Still, the OSR is all about revisiting the past, including its own.
When One Page Dungeons first showed up on the scene these small adventures had a big impact, and with good reason. They demonstrated that you could strip a module down to the essentials without draining away the sense of adventure. In many ways they represent a lot of the Old School Renaissance’s attitudes; do it yourself, less is more, and unburdening creativity through simplifying.
I was skeptical of the format at first, they seemed too small. I still have big dungeons stuck in my imagination, the kind we ran back in school where we’d play for eight hours every weekend. However the flexibility of the format won me over thanks in no small part to three particular adventures.
The first One Page Dungeon that made an impact on me was Dungeon From a Distant Star by Stuart Robertson. This fantastic (in every sense of the word) pay-what-you-want adventure shows the amount of creativity and fun you can pack into a single page, presenting a game suitable not just for D&D retro-clones, but any genre you want to toss a little sci-fi into, from Mutant Futures to Delta Green. It’s perfect to pull out for a one shot game and it will present your players with a truly alien realm to explore and dangerous challenges to face. I used Dungeon From a Distant Star for my first session of Stars Without Number and it was perfect both for letting me get a handle on the session and for setting the stage for my players.
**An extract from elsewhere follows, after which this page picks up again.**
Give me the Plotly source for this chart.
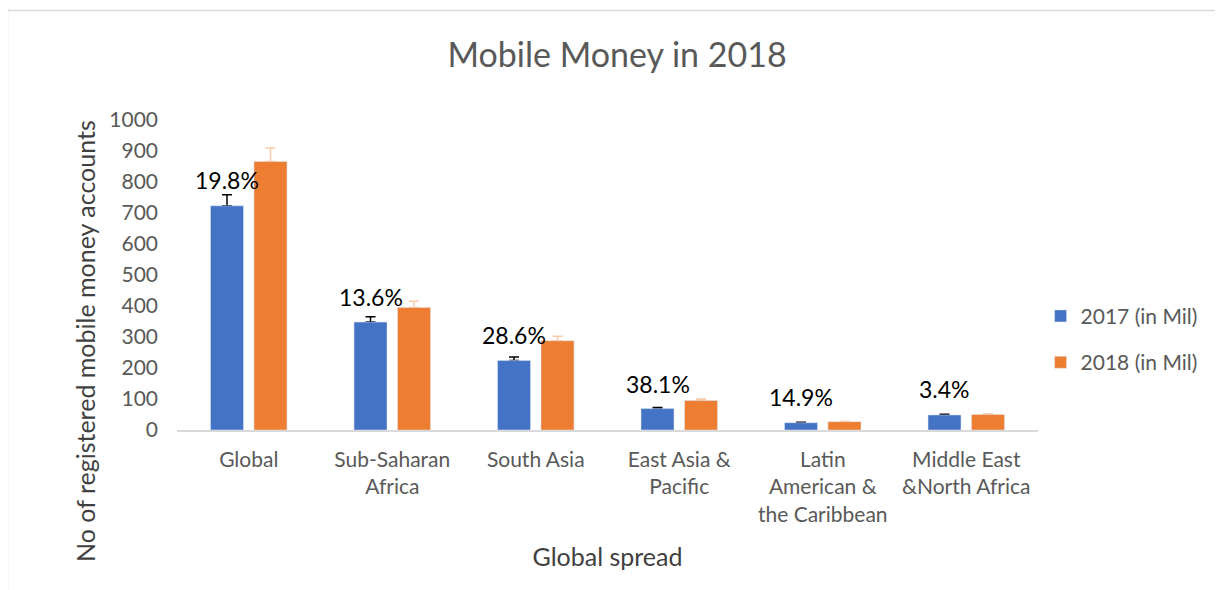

The next offering that won me over is Dyson’s Delve. This “mini-megadungeon” is the product of the OSR’s Patron Saint of Maps, Dyson Logos, who literally took the format to the next level. Taking advantage of their compact nature Dyson stacked them on top of each other creating an 11 level dungeon crawl. Dyson’s Delve is a free offering and there is plenty of adventure packed into it’s tight space. Dyson’s Delve would be excellent for sporadic games or as a good sized secondary site in a campaign with a tentpole dungeon.
The triumph of the One Page Dungeon format is realized in Michael Curtis’ spectacular Stonehell Dungeon. While it does not use the One Page format in its pure form, the influence is clear. Stonehell is my favorite of the new megadungeons and a great deal of why is the innovative presentation that has its roots firmly planted in the One Page format. To get a glimpse of Stonehell take a look at the free sample, Level 1A: Hell’s Antichamber. My love for Stonehell runs deep, as deep as the dungeon itself will be once volume two comes out.
Which I’m waiting for.
Patiently. See how patient I am?
We wantsssss it. Precioussss megadungeon….
The One Page Dungeon format has several advantages. It allows a DM to pack a lot of game in a little space. They’re good for quick pickup games or to seed adventure sites through a hexcrawl region. They can be built on to make larger games or left to stand on their own. They’re also great to mine for ideas, letting the DM pick up gems from different sources to drop into their own dungeons. The One Page Dungeon format is also accessible, particularly for a novice DM, by allowing him or her to focus on getting the essentials onto the page.
Have you seen any new One Page Dungeons that you really liked? Any old ones that captured your imagination? I’d love to hear about them.